To secure for the capitalists, by hand or by brain, the full fruits of everybody else's labour ...


Fresh from inflicting incomparable suffering on sick and disabled people (10,000 people have died shortly after the Con-Dem Work Capability Assessment) the incomparable Chris Grayling has warned of the terrible consequences of raising taxes on very rich people. Such a selfish, envious act, he counsels, would only come back to haunt us because we would “clobber” wealth creators.

It would be remiss, therefore, not to investigate this mysterious alchemy of wealth creation and the strange degree to which it believed to be the exclusive property of the very rich.

The very rich in the UK at the moment can be divided into three categories:

1. Major shareholders in corporations. Not small investors but large institutions owning hundreds or thousands of shares – other companies, banks, hedge funds, pension funds, extremely wealthy individuals. They all receive dividends paid out of the company’s profit. Theirs is an entirely passive role, they do nothing to create wealth; they just get it. The economist David Schweickart has called this a “tax on enterprise”

2. Large companies owning natural resources or monopolies such as water, electricity generation or the railways. They were frequently gifted these resources from the government or bought them for a song. They do all they can to sweat these assets as comprehensively as they can, clobbering (to use a current phrase) their largely captive market of customers for the benefit of their shareholders (see category 1). Wealth creation is not one of their activities.

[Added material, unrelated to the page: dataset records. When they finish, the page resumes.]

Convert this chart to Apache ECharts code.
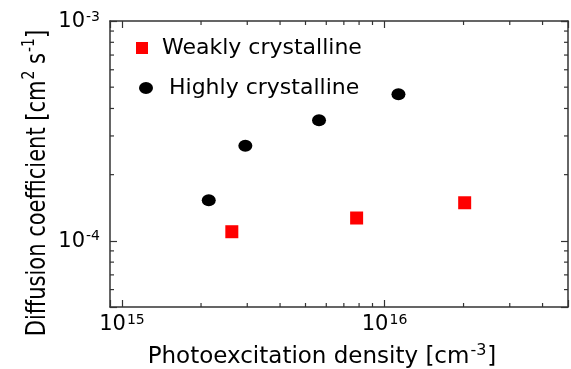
<!DOCTYPE html>
<html>
<head>
<meta charset="utf-8">
<script src="https://cdn.jsdelivr.net/npm/echarts@6/dist/echarts.min.js"></script>
<style>
html, body { margin: 0; padding: 0; background: #fff; }
#chart { width: 571px; height: 369px; }
</style>
</head>
<body>
<div id="chart"></div>
<script>
// data
var weakName = 'Weakly crystalline';
var weakX = [2.62e15, 7.83e15, 2.02e16];
var weakY = [1.10e-4, 1.27e-4, 1.49e-4];

var highName = 'Highly crystalline';
var highX = [2.14e15, 2.95e15, 5.63e15, 1.13e16];
var highY = [1.53e-4, 2.71e-4, 3.54e-4, 4.64e-4];

var xMin = 9e14, xMax = 5e16;
var yMin = 5e-5, yMax = 1e-3;
var xMinorTicks = [2e15, 3e15, 4e15, 5e15, 6e15, 7e15, 8e15, 9e15, 2e16, 3e16, 4e16];
var yMinorTicks = [6e-5, 7e-5, 8e-5, 9e-5, 2e-4, 3e-4, 4e-4, 5e-4, 6e-4, 7e-4, 8e-4, 9e-4];

var FONT = 'DejaVu Sans';
var axisColor = '#333';
var ellipse = 'path://M0,6A7,6,0,1,1,14,6A7,6,0,1,1,0,6Z';

function pairs(xs, ys) {
    var out = [];
    for (var i = 0; i < xs.length; i++) out.push([xs[i], ys[i]]);
    return out;
}

function powLabel(v) {
    var e = Math.log10(v);
    if (Math.abs(e - Math.round(e)) > 1e-6) return '';
    return '{b|10}{s|' + Math.round(e) + '}';
}

var labelRich = {
    b: { fontFamily: FONT, fontSize: 21, color: '#000', lineHeight: 22, verticalAlign: 'bottom' },
    s: { fontFamily: FONT, fontSize: 14, color: '#000', lineHeight: 14, verticalAlign: 'top', padding: [0, 0, 13, 1] }
};

function tickX(params, api) {
    var p = api.coord([api.value(0), yMin]);
    var cs = params.coordSys;
    var st = { stroke: axisColor, lineWidth: 1.2 };
    return {
        type: 'group',
        children: [
            { type: 'line', shape: { x1: p[0], y1: cs.y + cs.height, x2: p[0], y2: cs.y + cs.height - 4 }, style: st },
            { type: 'line', shape: { x1: p[0], y1: cs.y, x2: p[0], y2: cs.y + 4 }, style: st }
        ]
    };
}

function tickY(params, api) {
    var p = api.coord([xMin, api.value(1)]);
    var cs = params.coordSys;
    var st = { stroke: axisColor, lineWidth: 1.2 };
    return {
        type: 'group',
        children: [
            { type: 'line', shape: { x1: cs.x, y1: p[1], x2: cs.x + 4, y2: p[1] }, style: st },
            { type: 'line', shape: { x1: cs.x + cs.width, y1: p[1], x2: cs.x + cs.width - 4, y2: p[1] }, style: st }
        ]
    };
}

var myChart = echarts.init(document.getElementById('chart'));

function logAxis(pos, min, max, showLabel, margin) {
    return {
        type: 'log',
        position: pos,
        min: min,
        max: max,
        axisLine: { show: true, onZero: false, lineStyle: { color: axisColor, width: 1.5 } },
        axisTick: { show: true, inside: true, length: 7, lineStyle: { color: axisColor, width: 1.2 } },
        axisLabel: { show: showLabel, margin: margin, formatter: powLabel, rich: labelRich },
        splitLine: { show: false }
    };
}

var option = {
    animation: false,
    backgroundColor: '#fff',
    grid: { left: 110, top: 21, width: 459, height: 286 },
    xAxis: [
        logAxis('bottom', xMin, xMax, true, 6),
        logAxis('top', xMin, xMax, false, 6)
    ],
    yAxis: [
        logAxis('left', yMin, yMax, true, 10),
        logAxis('right', yMin, yMax, false, 10)
    ],
    legend: [
        {
            data: [weakName],
            left: 136, top: 36, padding: 0,
            icon: 'rect', itemWidth: 12, itemHeight: 12,
            itemStyle: { opacity: 1 },
            textStyle: { fontFamily: FONT, fontSize: 22, color: '#000', lineHeight: 24, padding: [0, 0, 0, 9] }
        },
        {
            data: [highName],
            left: 139, top: 76, padding: 0,
            icon: ellipse, itemWidth: 14, itemHeight: 12,
            itemStyle: { opacity: 1 },
            textStyle: { fontFamily: FONT, fontSize: 22, color: '#000', lineHeight: 24, padding: [0, 0, 0, 11] }
        }
    ],
    graphic: [
        {
            type: 'text',
            x: 322, y: 356,
            style: {
                text: '{a|Photoexcitation density [cm}{s|-3}{a|]}',
                align: 'center', verticalAlign: 'middle',
                rich: {
                    a: { fontFamily: FONT, fontSize: 23, fill: '#000', lineHeight: 26, verticalAlign: 'bottom' },
                    s: { fontFamily: FONT, fontSize: 16, fill: '#000', lineHeight: 16, verticalAlign: 'top', padding: [0, 1, 11, 1] }
                }
            }
        },
        {
            type: 'text',
            x: 36, y: 183,
            rotation: Math.PI / 2,
            scaleY: 1.3,
            style: {
                text: '{a|Diffusion coefficient [cm}{s|2}{a| s}{s|-1}{a|]}',
                align: 'center', verticalAlign: 'middle',
                rich: {
                    a: { fontFamily: FONT, fontSize: 21, fill: '#000', lineHeight: 24, verticalAlign: 'bottom' },
                    s: { fontFamily: FONT, fontSize: 14, fill: '#000', lineHeight: 14, verticalAlign: 'top', padding: [0, 0, 9, 1] }
                }
            }
        }
    ],
    series: [
        {
            type: 'custom',
            silent: true,
            renderItem: tickX,
            data: xMinorTicks.map(function (v) { return [v, yMin]; })
        },
        {
            type: 'custom',
            silent: true,
            renderItem: tickY,
            data: yMinorTicks.map(function (v) { return [xMin, v]; })
        },
        {
            name: weakName,
            type: 'scatter',
            symbol: 'rect',
            symbolSize: 13,
            itemStyle: { color: '#ff0000', opacity: 1 },
            data: pairs(weakX, weakY)
        },
        {
            name: highName,
            type: 'scatter',
            symbol: ellipse,
            symbolSize: [14, 12],
            itemStyle: { color: '#000', opacity: 1 },
            data: pairs(highX, highY)
        }
    ]
};

myChart.setOption(option);
</script>
</body>
</html>
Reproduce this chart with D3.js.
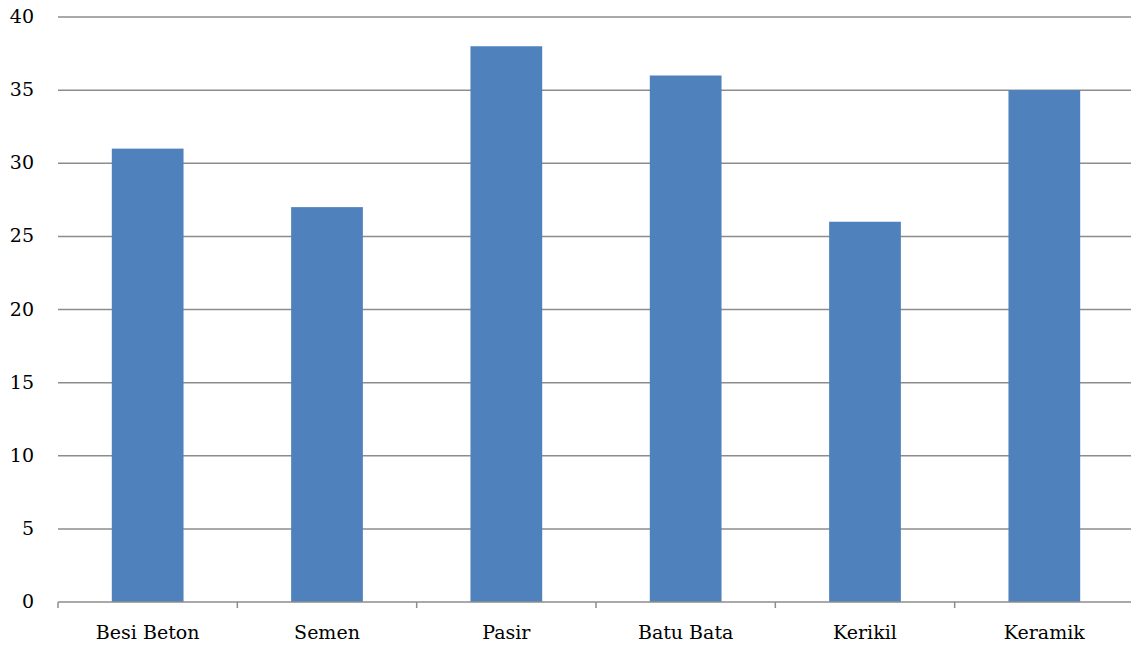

3. Private landlords. Not all very rich but large companies are moving into this field and property companies are becoming darlings of the stock market. Landlords obviously make money through rent, the receiving of money by virtue of owning an asset in the first instance. As private tenants know all too well, they do very little, frequently sweet fanny adams, to maintain or, heaven forbid, improve these assets. Wealth creation, my foot.

Do entrepreneurs exist? Of course they do. But to deliberately equate them with capitalists is ideological subterfuge of the first order, and to downplay the immense contribution of workers (whose product is appropriated) to wealth creation, equally deceptive. "As any economist will confirm," writes Schweickart, "unless labour costs are less than the value added by labour, there will be no profit." Society needs new creations, new ways of doing things; it needs entrepreneurship that benefits everybody. What it does not need is the siphoning of the massive wealth it creates to tiny minorities.

It occurs to me that the late, socialist Clause 4 of the British Labour Party’s constitution is oddly suited, with some minor adjustments, to the modern-day Conservative Party. The Labour Party does not want it anymore anyway, so it’s going spare.


And the new, improved 2013 version:

To secure for the capitalists, by hand or brain, the full fruits of everybody else’s labour and the most inequitable distribution thereof  that may be possible upon the basis of the private ownership of the means of production, distribution and exchange, and best obtainable system of undemocratic and hierarchical administration and control of each industry or service.

Succinct, catchy, and it captures the Conservatives’ USP perfectly.